The United Kingdom, Belgium, France and Germany have included accountants in the regulated sector as directed by the EU’s Third Money Laundering Directive. Hong Kong’s accountants have AML/CTF obligations if they are members of HKICPA. Accountants performing auditing tasks must be a registered member of the industry body and are thus all encompassed in the guidelines issued by HKICPA.
Real estate agents
Real estate agents are regulated for AML/CTF purposes in almost all of the countries considered here with the exception of the United States and Singapore. Singapore’s inclusion of legal practitioners, with the exclusion of real estate agents, is interesting as is the reverse situation in Taiwan where real estate agents have AML/CTF obligations and legal practitioners do not.

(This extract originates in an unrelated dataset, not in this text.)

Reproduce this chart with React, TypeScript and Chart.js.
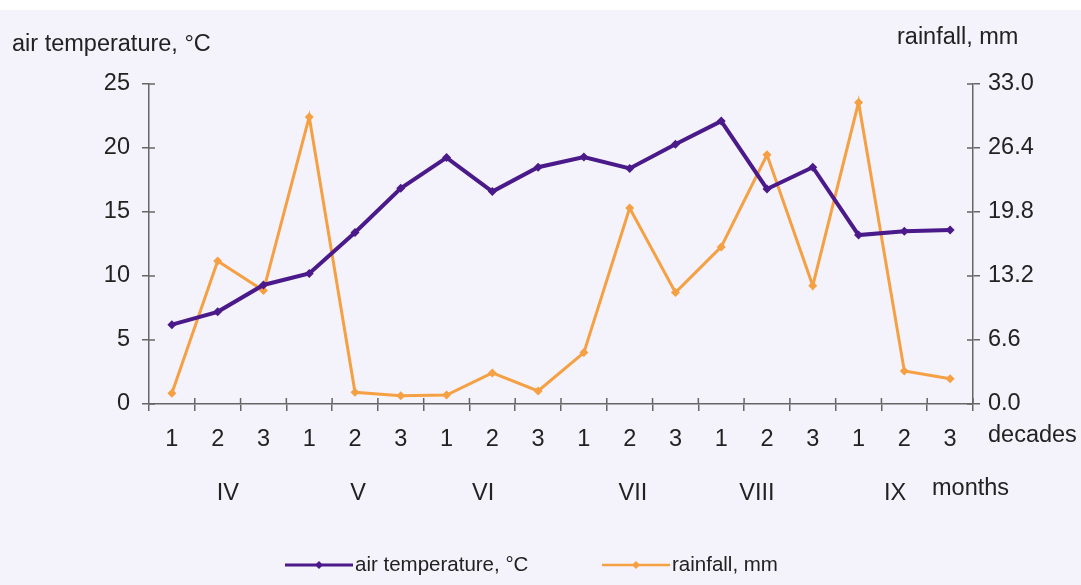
import React, { useEffect, useRef } from "react";
import { Chart, registerables } from "chart.js";

Chart.register(...registerables);

// ---- data ----
const decades = ["1", "2", "3", "1", "2", "3", "1", "2", "3", "1", "2", "3", "1", "2", "3", "1", "2", "3"];
const months = ["IV", "V", "VI", "VII", "VIII", "IX"];
const airTemperature = [6.2, 7.2, 9.3, 10.2, 13.4, 16.85, 19.25, 16.6, 18.5, 19.3, 18.4, 20.3, 22.1, 16.8, 18.5, 13.2, 13.5, 13.6];
const rainfall = [1.1, 14.75, 11.7, 29.6, 1.2, 0.86, 0.93, 3.2, 1.34, 5.3, 20.2, 11.5, 16.2, 25.7, 12.2, 31.1, 3.4, 2.6];
const tempTicks = [0, 5, 10, 15, 20, 25];
const rainTicks = [0, 6.6, 13.2, 19.8, 26.4, 33.0];

const tempLabel = "air temperature, °C";
const rainLabel = "rainfall, mm";

// ---- layout / style ----
const W = 1081;
const H = 585;
const FONT = "'Liberation Sans', Arial, sans-serif";
const FONT_SIZE = 23.5;
const LEGEND_FONT_SIZE = 20.5;
const TEXT = "#222";
const AXIS = "#666";
const PURPLE = "#4a1a8a";
const ORANGE = "#f5a043";
const BG = "#f4f2fa";
// month label shift relative to the middle decade (category units)
const monthShift = [0.22, 0.07, -0.2, 0.07, -0.22, -0.2];

const decorPlugin = {
  id: "decor",
  beforeDraw(chart: any) {
    const ctx = chart.ctx;
    ctx.save();
    ctx.fillStyle = "#ffffff";
    ctx.fillRect(0, 0, W, H);
    ctx.fillStyle = BG;
    ctx.fillRect(0, 10, W, H - 10);
    ctx.restore();
  },
  afterDraw(chart: any) {
    const ctx = chart.ctx;
    const x = chart.scales.x;
    const y = chart.scales.y;
    const y1 = chart.scales.y1;
    ctx.save();
    // inward half of crossing ticks
    ctx.strokeStyle = AXIS;
    ctx.lineWidth = 1.5;
    ctx.beginPath();
    for (let i = 1; i <= decades.length; i++) {
      const px = x.getPixelForValue(i - 0.5);
      ctx.moveTo(px, x.top);
      ctx.lineTo(px, x.top - 6);
    }
    for (const t of tempTicks) {
      const py = y.getPixelForValue(t);
      ctx.moveTo(y.right, py);
      ctx.lineTo(y.right + 6, py);
    }
    for (const t of rainTicks) {
      const py = y1.getPixelForValue(t);
      ctx.moveTo(y1.left, py);
      ctx.lineTo(y1.left - 6, py);
    }
    ctx.stroke();

    ctx.fillStyle = TEXT;
    ctx.font = `${FONT_SIZE}px ${FONT}`;
    ctx.textBaseline = "middle";
    ctx.textAlign = "left";
    ctx.fillText(tempLabel, 12, 45);
    ctx.fillText(rainLabel, 897, 38);
    ctx.fillText("decades", x.right + 15, 436);
    ctx.fillText("months", 932, 489);

    ctx.textAlign = "center";
    months.forEach((m, k) => {
      const px = x.getPixelForValue(k * 3 + 1 + monthShift[k]);
      ctx.fillText(m, px, 494);
    });

    // legend
    ctx.font = `${LEGEND_FONT_SIZE}px ${FONT}`;
    const items = chart.data.datasets.map((d: any) => ({ label: d.label, color: d.borderColor }));
    const starts = [285, 602];
    const ly = 565;
    items.forEach((it: any, k: number) => {
      const sx = starts[k];
      ctx.strokeStyle = it.color;
      ctx.lineWidth = k === 0 ? 3 : 2.5;
      ctx.beginPath();
      ctx.moveTo(sx, ly);
      ctx.lineTo(sx + 68, ly);
      ctx.stroke();
      ctx.fillStyle = it.color;
      ctx.beginPath();
      const cx = sx + 34;
      ctx.moveTo(cx, ly - 4);
      ctx.lineTo(cx + 4, ly);
      ctx.lineTo(cx, ly + 4);
      ctx.lineTo(cx - 4, ly);
      ctx.closePath();
      ctx.fill();
      ctx.fillStyle = TEXT;
      ctx.textAlign = "left";
      ctx.fillText(it.label, sx + 70, ly);
    });
    ctx.restore();
  },
};

export default function App() {
  const ref = useRef<HTMLCanvasElement | null>(null);

  useEffect(() => {
    document.body.style.margin = "0";
    const canvas = ref.current;
    if (!canvas) return;
    const tickFont = { family: FONT, size: FONT_SIZE };
    const chart = new Chart(canvas, {
      type: "line",
      data: {
        labels: decades,
        datasets: [
          {
            label: tempLabel,
            data: airTemperature,
            yAxisID: "y",
            borderColor: PURPLE,
            backgroundColor: PURPLE,
            borderWidth: 4,
            pointStyle: "rectRot",
            pointRadius: 4.5,
            pointBackgroundColor: PURPLE,
            pointBorderWidth: 0,
            tension: 0,
          },
          {
            label: rainLabel,
            data: rainfall,
            yAxisID: "y1",
            borderColor: ORANGE,
            backgroundColor: ORANGE,
            borderWidth: 3,
            pointStyle: "rectRot",
            pointRadius: 4.5,
            pointBackgroundColor: ORANGE,
            pointBorderWidth: 0,
            tension: 0,
          },
        ],
      },
      options: {
        responsive: false,
        animation: false,
        devicePixelRatio: 1,
        layout: { padding: { top: 84, left: 0, right: 0, bottom: 0 } },
        plugins: { legend: { display: false }, tooltip: { enabled: false } },
        scales: {
          x: {
            type: "category",
            offset: true,
            afterFit: (s: any) => {
              s.height = H - 404;
            },
            border: { color: AXIS, width: 1.5 },
            grid: { offset: true, drawOnChartArea: false, color: AXIS, lineWidth: 1.5, tickLength: 7 },
            ticks: { color: TEXT, font: tickFont, padding: 14, maxRotation: 0, autoSkip: false },
          },
          y: {
            position: "left",
            min: 0,
            max: 25,
            afterFit: (s: any) => {
              s.width = 149;
            },
            afterBuildTicks: (s: any) => {
              s.ticks = tempTicks.map((v) => ({ value: v }));
            },
            border: { color: AXIS, width: 1.5 },
            grid: { drawOnChartArea: false, color: AXIS, lineWidth: 1.5, tickLength: 7 },
            ticks: { color: TEXT, font: tickFont, padding: 12, callback: (v: any) => String(v) },
          },
          y1: {
            position: "right",
            min: 0,
            max: 33,
            afterFit: (s: any) => {
              s.width = W - 973;
            },
            afterBuildTicks: (s: any) => {
              s.ticks = rainTicks.map((v) => ({ value: v }));
            },
            border: { color: AXIS, width: 1.5 },
            grid: { drawOnChartArea: false, color: AXIS, lineWidth: 1.5, tickLength: 7 },
            ticks: { color: TEXT, font: tickFont, padding: 8, callback: (v: any) => Number(v).toFixed(1) },
          },
        },
      },
      plugins: [decorPlugin],
    });
    return () => chart.destroy();
  }, []);

  return (
    <div style={{ width: W, height: H, position: "relative" }}>
      <canvas ref={ref} width={W} height={H} style={{ display: "block", width: W, height: H }} />
    </div>
  );
}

Trust and company service providers
The European countries examined including the United Kingdom include trust and company service providers within the regulated sectors. The other countries considered in this chapter do not. Singapore includes trust companies, performing in Singapore many of the functions FATF have sought to have included in the regulated sector, but have excluded company service providers. Legal practitioners providing this service in Singapore have obligations, although accountants (whether providing company services or not) are not included in the regulated sector.